Choosing Your Dehydrated MRE Meals
When selecting dehydrated MRE meals, there are several factors to consider:
- Variety: One of the keys to staying satisfied with your meal choices is having a diverse selection of options. Look for companies that offer multiple entrees, side dishes, and snacks to keep your taste buds interested and prevent menu fatigue.
- Nutritional Content: As mentioned earlier, dehydrated MRE meals should provide a balanced mix of nutrients to fuel your body. Be sure to check the calorie count and nutritional information of each meal option to ensure they meet your specific dietary needs.
- Quality Ingredients: Not all dehydrated MRE meals are created equal when it comes to ingredient quality. Look for products that utilize natural, high-quality ingredients without excessive preservatives or artificial additives.
- Preparation Method: Some dehydrated MRE meals require a heat source to prepare, while others simply need water. Be sure to select meal options that align with your available resources and preferred cooking method.
Storing Your Dehydrated MRE Meals
To ensure the longevity and quality of your dehydrated MRE meals, proper storage is essential. Here are some recommendations for storing your meals:
- Temperature: Store your MRE meals in a cool, dry place away from direct sunlight, ideally at temperatures below 75°F (24°C).
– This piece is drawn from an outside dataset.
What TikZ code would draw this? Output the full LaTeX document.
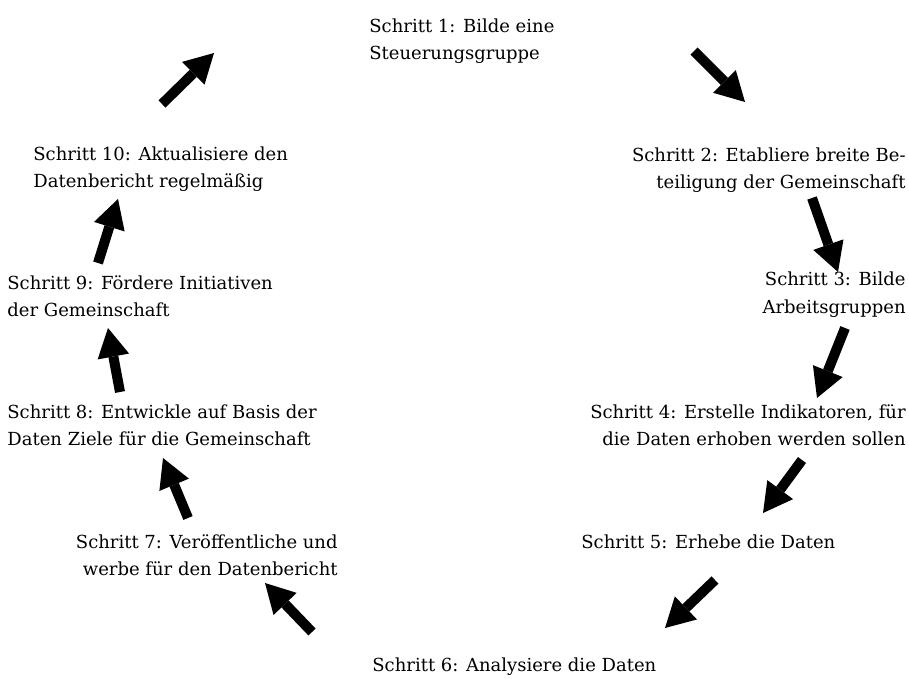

High temperatures can accelerate the degradation of food items, reducing their shelf life and nutritional value.
- Moisture: Keep your meals in their original packaging until ready to consume, as exposure to moisture can lead to spoilage. If you live in a particularly humid environment, consider using airtight containers or vacuum-sealed bags for added protection.
- Pest Control: Ensure your storage area is free of pests such as rodents and insects, which can damage or contaminate your food supply.
- Organization: It's a good idea to organize your MRE meals by expiration date, consuming older meals first and periodically rotating your stock to maintain freshness.
Incorporating Dehydrated MRE Meals into Your Food Storage Plan
Dehydrated MRE meals offer an effective way to supplement your existing food storage strategy. Whether you're preparing for a weekend camping trip, a week-long backpacking adventure, or long-term emergency preparedness, these convenient and nutritionally balanced meals provide the fuel you need to stay active and healthy. By considering factors such as variety, nutritional content, and quality ingredients when selecting your MRE meals, you can build a food supply that meets your specific needs and tastes.